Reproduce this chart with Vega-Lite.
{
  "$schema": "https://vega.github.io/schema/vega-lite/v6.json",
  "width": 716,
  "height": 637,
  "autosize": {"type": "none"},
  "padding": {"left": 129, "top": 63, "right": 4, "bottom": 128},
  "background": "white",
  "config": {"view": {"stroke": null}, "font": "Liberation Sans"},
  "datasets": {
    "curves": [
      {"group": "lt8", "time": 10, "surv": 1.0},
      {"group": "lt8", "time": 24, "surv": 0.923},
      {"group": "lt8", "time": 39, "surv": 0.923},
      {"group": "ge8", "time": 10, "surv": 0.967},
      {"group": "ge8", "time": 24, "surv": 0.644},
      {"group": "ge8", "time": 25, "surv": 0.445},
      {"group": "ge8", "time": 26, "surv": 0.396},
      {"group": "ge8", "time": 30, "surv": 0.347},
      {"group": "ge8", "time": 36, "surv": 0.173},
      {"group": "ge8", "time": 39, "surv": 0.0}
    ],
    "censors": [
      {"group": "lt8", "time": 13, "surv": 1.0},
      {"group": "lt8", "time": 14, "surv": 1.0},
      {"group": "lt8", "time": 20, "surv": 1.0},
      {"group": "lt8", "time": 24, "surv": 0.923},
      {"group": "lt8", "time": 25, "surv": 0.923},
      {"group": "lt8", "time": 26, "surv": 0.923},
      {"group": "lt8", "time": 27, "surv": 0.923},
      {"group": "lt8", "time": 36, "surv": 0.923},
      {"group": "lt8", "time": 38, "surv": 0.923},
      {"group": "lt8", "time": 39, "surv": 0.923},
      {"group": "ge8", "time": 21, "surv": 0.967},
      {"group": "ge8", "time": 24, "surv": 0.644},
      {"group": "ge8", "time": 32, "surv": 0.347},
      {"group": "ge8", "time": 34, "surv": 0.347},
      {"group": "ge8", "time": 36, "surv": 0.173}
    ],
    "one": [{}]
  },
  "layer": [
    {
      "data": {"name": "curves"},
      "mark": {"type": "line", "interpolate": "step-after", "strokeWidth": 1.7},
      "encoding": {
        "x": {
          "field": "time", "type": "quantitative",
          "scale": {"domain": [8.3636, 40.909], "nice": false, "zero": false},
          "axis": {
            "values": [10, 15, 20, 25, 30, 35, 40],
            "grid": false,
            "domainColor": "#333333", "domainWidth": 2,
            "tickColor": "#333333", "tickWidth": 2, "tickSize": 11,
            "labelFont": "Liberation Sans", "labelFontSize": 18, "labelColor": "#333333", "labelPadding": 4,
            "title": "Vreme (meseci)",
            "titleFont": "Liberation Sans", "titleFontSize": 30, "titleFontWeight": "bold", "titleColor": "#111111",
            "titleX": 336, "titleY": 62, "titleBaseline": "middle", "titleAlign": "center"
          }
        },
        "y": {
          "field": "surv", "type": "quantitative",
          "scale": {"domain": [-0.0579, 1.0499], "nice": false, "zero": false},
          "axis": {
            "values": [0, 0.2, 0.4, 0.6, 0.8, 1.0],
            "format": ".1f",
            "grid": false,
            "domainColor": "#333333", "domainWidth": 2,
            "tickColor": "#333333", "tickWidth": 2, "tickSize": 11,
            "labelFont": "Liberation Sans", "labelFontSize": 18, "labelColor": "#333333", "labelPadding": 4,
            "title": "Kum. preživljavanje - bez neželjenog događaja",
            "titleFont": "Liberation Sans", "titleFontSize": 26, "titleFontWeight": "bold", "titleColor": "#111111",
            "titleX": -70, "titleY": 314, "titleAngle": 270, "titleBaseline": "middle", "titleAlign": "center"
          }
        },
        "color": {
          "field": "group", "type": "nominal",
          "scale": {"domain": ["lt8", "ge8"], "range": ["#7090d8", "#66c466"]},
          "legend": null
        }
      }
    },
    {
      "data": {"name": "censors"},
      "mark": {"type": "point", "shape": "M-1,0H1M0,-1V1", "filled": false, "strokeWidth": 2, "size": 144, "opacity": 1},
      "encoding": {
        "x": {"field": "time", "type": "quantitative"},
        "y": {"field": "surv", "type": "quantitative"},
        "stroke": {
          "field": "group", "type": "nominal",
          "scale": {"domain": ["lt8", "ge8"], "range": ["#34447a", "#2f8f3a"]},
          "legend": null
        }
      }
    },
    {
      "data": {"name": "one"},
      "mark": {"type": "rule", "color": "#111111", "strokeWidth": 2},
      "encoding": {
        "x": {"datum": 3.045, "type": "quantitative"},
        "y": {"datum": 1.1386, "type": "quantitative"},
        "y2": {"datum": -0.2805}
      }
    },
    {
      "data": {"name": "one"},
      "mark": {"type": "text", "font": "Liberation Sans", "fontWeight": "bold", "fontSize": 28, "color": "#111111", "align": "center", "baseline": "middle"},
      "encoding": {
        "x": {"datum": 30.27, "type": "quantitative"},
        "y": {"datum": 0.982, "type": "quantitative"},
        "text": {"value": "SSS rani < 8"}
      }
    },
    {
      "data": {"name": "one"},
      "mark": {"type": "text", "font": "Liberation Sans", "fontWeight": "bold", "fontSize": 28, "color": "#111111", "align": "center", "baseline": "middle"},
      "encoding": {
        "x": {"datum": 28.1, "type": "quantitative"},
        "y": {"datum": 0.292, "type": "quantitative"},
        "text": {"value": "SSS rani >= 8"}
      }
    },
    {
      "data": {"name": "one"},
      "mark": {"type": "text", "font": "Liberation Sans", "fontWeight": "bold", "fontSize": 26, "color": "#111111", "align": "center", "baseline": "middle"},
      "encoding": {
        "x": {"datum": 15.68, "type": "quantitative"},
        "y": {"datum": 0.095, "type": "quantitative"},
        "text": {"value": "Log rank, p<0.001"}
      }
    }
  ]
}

-*-

→ TASK GOAL
Reproduce the complete data exactly as presented above.

→ EXERCISE RESPONSE
Reproduce this chart with Vega-Lite.
{
  "$schema": "https://vega.github.io/schema/vega-lite/v6.json",
  "width": 716,
  "height": 637,
  "autosize": {"type": "none"},
  "padding": {"left": 129, "top": 63, "right": 4, "bottom": 128},
  "background": "white",
  "config": {"view": {"stroke": null}, "font": "Liberation Sans"},
  "datasets": {
    "curves": [
      {"group": "lt8", "time": 10, "surv": 1.0},
      {"group": "lt8", "time": 24, "surv": 0.923},
      {"group": "lt8", "time": 39, "surv": 0.923},
      {"group": "ge8", "time": 10, "surv": 0.967},
      {"group": "ge8", "time": 24, "surv": 0.644},
      {"group": "ge8", "time": 25, "surv": 0.445},
      {"group": "ge8", "time": 26, "surv": 0.396},
      {"group": "ge8", "time": 30, "surv": 0.347},
      {"group": "ge8", "time": 36, "surv": 0.173},
      {"group": "ge8", "time": 39, "surv": 0.0}
    ],
    "censors": [
      {"group": "lt8", "time": 13, "surv": 1.0},
      {"group": "lt8", "time": 14, "surv": 1.0},
      {"group": "lt8", "time": 20, "surv": 1.0},
      {"group": "lt8", "time": 24, "surv": 0.923},
      {"group": "lt8", "time": 25, "surv": 0.923},
      {"group": "lt8", "time": 26, "surv": 0.923},
      {"group": "lt8", "time": 27, "surv": 0.923},
      {"group": "lt8", "time": 36, "surv": 0.923},
      {"group": "lt8", "time": 38, "surv": 0.923},
      {"group": "lt8", "time": 39, "surv": 0.923},
      {"group": "ge8", "time": 21, "surv": 0.967},
      {"group": "ge8", "time": 24, "surv": 0.644},
      {"group": "ge8", "time": 32, "surv": 0.347},
      {"group": "ge8", "time": 34, "surv": 0.347},
      {"group": "ge8", "time": 36, "surv": 0.173}
    ],
    "one": [{}]
  },
  "layer": [
    {
      "data": {"name": "curves"},
      "mark": {"type": "line", "interpolate": "step-after", "strokeWidth": 1.7},
      "encoding": {
        "x": {
          "field": "time", "type": "quantitative",
          "scale": {"domain": [8.3636, 40.909], "nice": false, "zero": false},
          "axis": {
            "values": [10, 15, 20, 25, 30, 35, 40],
            "grid": false,
            "domainColor": "#333333", "domainWidth": 2,
            "tickColor": "#333333", "tickWidth": 2, "tickSize": 11,
            "labelFont": "Liberation Sans", "labelFontSize": 18, "labelColor": "#333333", "labelPadding": 4,
            "title": "Vreme (meseci)",
            "titleFont": "Liberation Sans", "titleFontSize": 30, "titleFontWeight": "bold", "titleColor": "#111111",
            "titleX": 336, "titleY": 62, "titleBaseline": "middle", "titleAlign": "center"
          }
        },
        "y": {
          "field": "surv", "type": "quantitative",
          "scale": {"domain": [-0.0579, 1.0499], "nice": false, "zero": false},
          "axis": {
            "values": [0, 0.2, 0.4, 0.6, 0.8, 1.0],
            "format": ".1f",
            "grid": false,
            "domainColor": "#333333", "domainWidth": 2,
            "tickColor": "#333333", "tickWidth": 2, "tickSize": 11,
            "labelFont": "Liberation Sans", "labelFontSize": 18, "labelColor": "#333333", "labelPadding": 4,
            "title": "Kum. preživljavanje - bez neželjenog događaja",
            "titleFont": "Liberation Sans", "titleFontSize": 26, "titleFontWeight": "bold", "titleColor": "#111111",
            "titleX": -70, "titleY": 314, "titleAngle": 270, "titleBaseline": "middle", "titleAlign": "center"
          }
        },
        "color": {
          "field": "group", "type": "nominal",
          "scale": {"domain": ["lt8", "ge8"], "range": ["#7090d8", "#66c466"]},
          "legend": null
        }
      }
    },
    {
      "data": {"name": "censors"},
      "mark": {"type": "point", "shape": "M-1,0H1M0,-1V1", "filled": false, "strokeWidth": 2, "size": 144, "opacity": 1},
      "encoding": {
        "x": {"field": "time", "type": "quantitative"},
        "y": {"field": "surv", "type": "quantitative"},
        "stroke": {
          "field": "group", "type": "nominal",
          "scale": {"domain": ["lt8", "ge8"], "range": ["#34447a", "#2f8f3a"]},
          "legend": null
        }
      }
    },
    {
      "data": {"name": "one"},
      "mark": {"type": "rule", "color": "#111111", "strokeWidth": 2},
      "encoding": {
        "x": {"datum": 3.045, "type": "quantitative"},
        "y": {"datum": 1.1386, "type": "quantitative"},
        "y2": {"datum": -0.2805}
      }
    },
    {
      "data": {"name": "one"},
      "mark": {"type": "text", "font": "Liberation Sans", "fontWeight": "bold", "fontSize": 28, "color": "#111111", "align": "center", "baseline": "middle"},
      "encoding": {
        "x": {"datum": 30.27, "type": "quantitative"},
        "y": {"datum": 0.982, "type": "quantitative"},
        "text": {"value": "SSS rani < 8"}
      }
    },
    {
      "data": {"name": "one"},
      "mark": {"type": "text", "font": "Liberation Sans", "fontWeight": "bold", "fontSize": 28, "color": "#111111", "align": "center", "baseline": "middle"},
      "encoding": {
        "x": {"datum": 28.1, "type": "quantitative"},
        "y": {"datum": 0.292, "type": "quantitative"},
        "text": {"value": "SSS rani >= 8"}
      }
    },
    {
      "data": {"name": "one"},
      "mark": {"type": "text", "font": "Liberation Sans", "fontWeight": "bold", "fontSize": 26, "color": "#111111", "align": "center", "baseline": "middle"},
      "encoding": {
        "x": {"datum": 15.68, "type": "quantitative"},
        "y": {"datum": 0.095, "type": "quantitative"},
        "text": {"value": "Log rank, p<0.001"}
      }
    }
  ]
}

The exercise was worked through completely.